Inflation in May was 7.8%, the fastest rate of price increases since 1984.
The Central Statistics Office informed us that when inflation was measured back then, the "basket" of goods and services included black-and-white TVs, telegrams and vinyl LPs.
Another interesting nugget was the fact that petrol and diesel accounted for just over 6% of the basket back in 1984, while it now accounts for 3.71%.
In other words, we now spend proportionately less on fuel than we did in the '80s.
A small comfort now that you’re paying 26% more for your petrol compared to last year and 41.6% for diesel.
However, if mullets and Duran Duran are not your thing, you could choose to compare our current predicament to the 1970s.
That’s what the World Bank did this week when it raised the spectre of stagflation. That’s when inflation goes up and economies go into recession.

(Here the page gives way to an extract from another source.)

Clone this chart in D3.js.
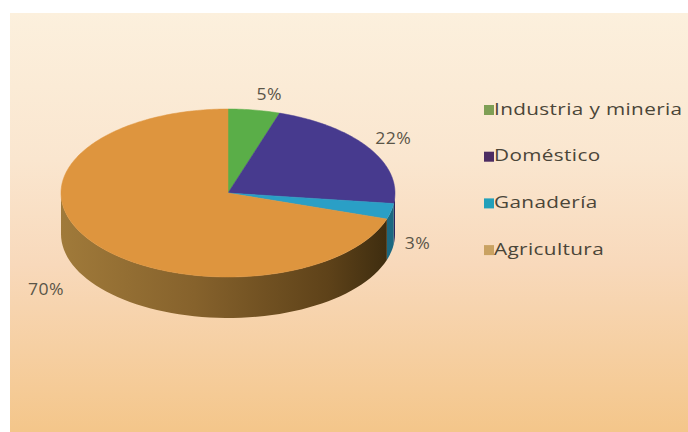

In a report, it warned about the particular threat facing emerging markets and developing economies.
The OECD added the stark warning of famine in those parts of the world which are especially dependent on grain supplies from Russian and Ukraine to its Economic Outlook.
Ireland’s inflation history saw rates peaking at an annual average of 21% in 1975 and again at just over 20% in 1981.
Both surges of inflation followed the first and second global oil shocks.
The year referenced this week, 1984, saw average inflation of 8.6%. The rate of inflation had halved within two years, but yes, you’ve guessed it, at the cost of a deep recession and everything that came with that in terms of emigration and absence of investment in public services.
For the moment, history doesn’t look like it’s repeating itself, but it is rhyming like the finest Spinal Tap.
The Irish economy bounced back spectacularly in the first three months of this year, growing by almost 11%, although the domestic economy contracted by 1%.
The ECB has pared back its growth forecasts but it’s still pencilling in robust growth across the euro area this year of 2.8%.
Unemployment is at historic lows and the European Central Bank has the mandate to bring inflation down.
This is in contrast to the 1970s when many governments across Europe believed they could ride through the inflationary cycle without taking steps like increasing interest rates to slow things down.
The other factor - and we don’t know the answer to this one yet - is what happens to wages.
I’m indebted to Dr Ciarán Casey for referencing on Twitter a fascinating study the CSO carried out on the history of the industrial wage in Ireland (The Average Industrial Wage and the Irish Economy).
It shows that in the 1970s nominal wages went up annually at an average rate of just over 18%. Even after inflation took its toll, real wages rose by an average of 4.8%, which is described as the biggest increase in purchasing power since records were compiled in the 1930’s.
The eventual hangover for this spectacular wage-price spiral was reaped in the recession of the 1980s when real wages only increased by 0.9%, which was the lowest ever annual rate of earnings growth.
Wages are already increasing across many private sector sectors in Ireland and negotiations on public sector pay are entering a new, more intense, phase next week. But they’re unlikely to settle on anything even close to what we saw in the 1970s.
The last wild card is the original match which sparked Europe’s inflation spiral: the war in Ukraine. The world found different ways since the oil shocks of the 1970s of circumventing and adapting to the impact of wars in the Middle East.
It changed its energy use too by adapting technology to be more fuel efficient. It’s hoped the green transition will deliver the same progress.
Russia’s invasion of Ukraine is different and not only because the spread of commodities affected by the war and the structural reliance of much of Europe on Russian gas.
ECB President Christine Lagarde made an interesting comment at the end of this week’s post-Governing Council press conference. In complimenting the head of the Dutch central bank, Klaas Knot, for hosting this month’s meeting, she said that "geography matters".
It certainly does when there’s a full-scale war on your doorstep.
That history is far from being written yet.